Contractor courtesies

So, you're hiring a contractor for a large scale remodel, what should you expect? 

Every contractor that works in your home should be licensed, bonded and insured. When they present a proposal or contract to sign, that information should be contained within.  You should verify the accuracy of the information.  Every contractor should respect your home, the contents, your privacy and take steps to ensure that you feel that they DO. Since you will be experiencing some degree of upheaval, they should provide suggestions on how to get through the demolition and construction, and be sensitive to your situtation. Here are some general things to address and some common courtesies that all contractors should extend for the duration of your project:

Get it in writing. From the cost, to the duration, to corrective action, to changes, to payments, have them put it into a written contract.

Create groundrules. For entry to your home, cleaning up, progress and problem-solving meetings etc,. you should establish parameters at the start of your project. Will you be home? Should they have keys? How do issues get resolved? 

Be on time. What is the work scehdule?  If there is a delay, you should know about it.

Be attentive. There should not be distractions like personal and non-urgent phone calls, loud radios and yelling amongst the crew. When you are there, your questions and concerns should be their focus.

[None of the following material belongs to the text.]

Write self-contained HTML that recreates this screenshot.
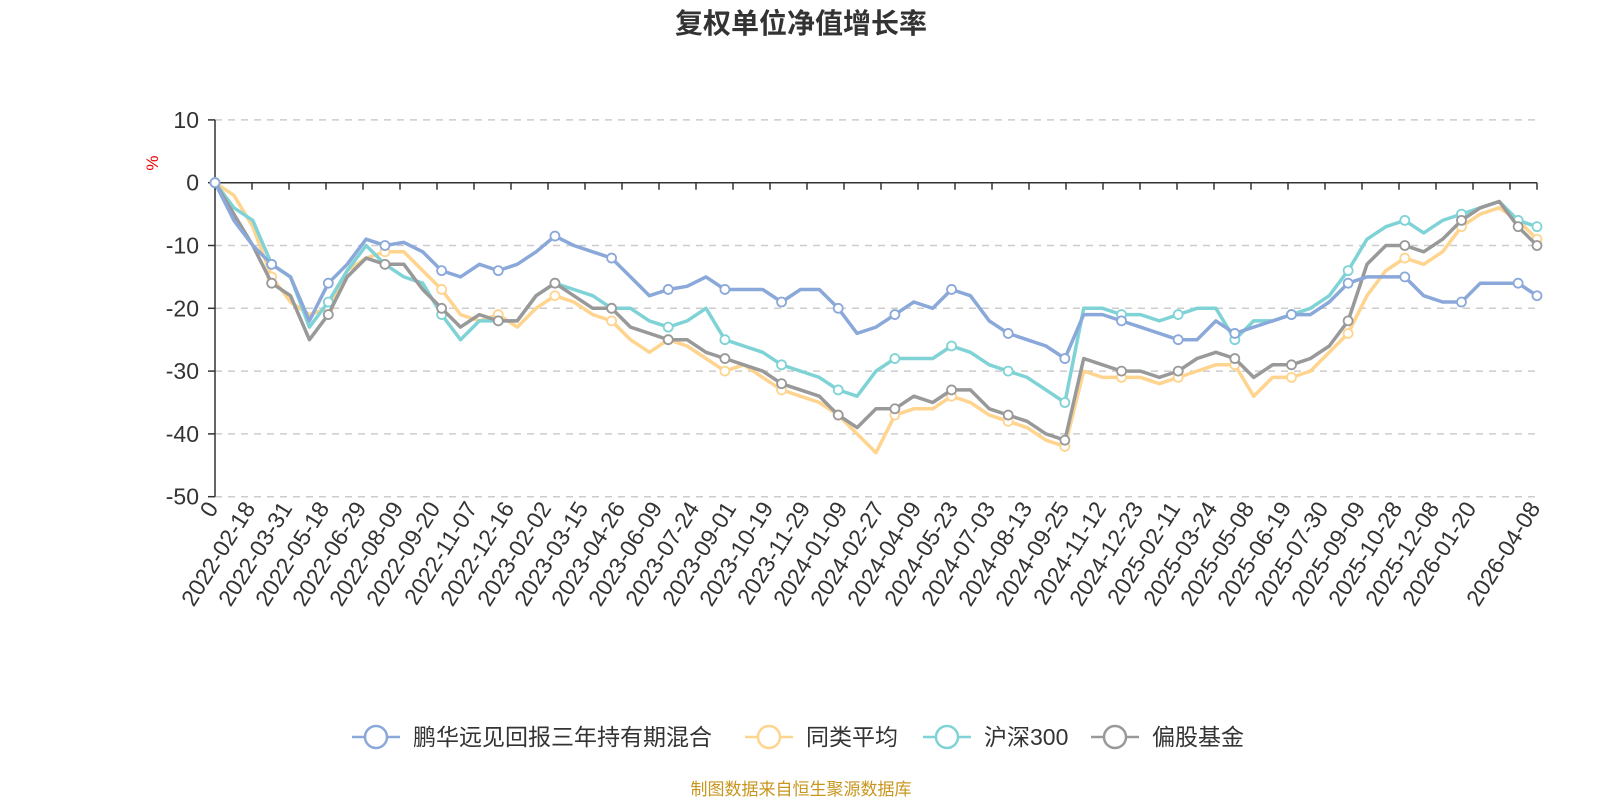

Be clean:  Demonstrate respect your home by cleaning up at the end of each day. Wearing shoe covers if flooring is involved, and washing hands to reduce soil or germ transfer.

Be presentable. If supervisors move from project to project, they should be presentable when working in your home. A simple change of shirts demonstrates respect for you.

Protect surfaces. When tools and equipment are used, a drop cloth should be placed under them, regardless of whether they are on a floor or counter.

Check work done. At the end of the day, review what has been done and that it was done correctly. Your contractor should be involved in multiple work-week reviews to ensure that you move forward and do not repeatedly re-do work.
Punch it. Create 'punch lists' periodically and present them during reviews. These lists address things you feel are not complete or need to be corrected. A written list is better than a verbal one.

The more planning you do up-front, the more easily your project can be managed. You are embarking on this path to make a life-altering change and to enjoy your home.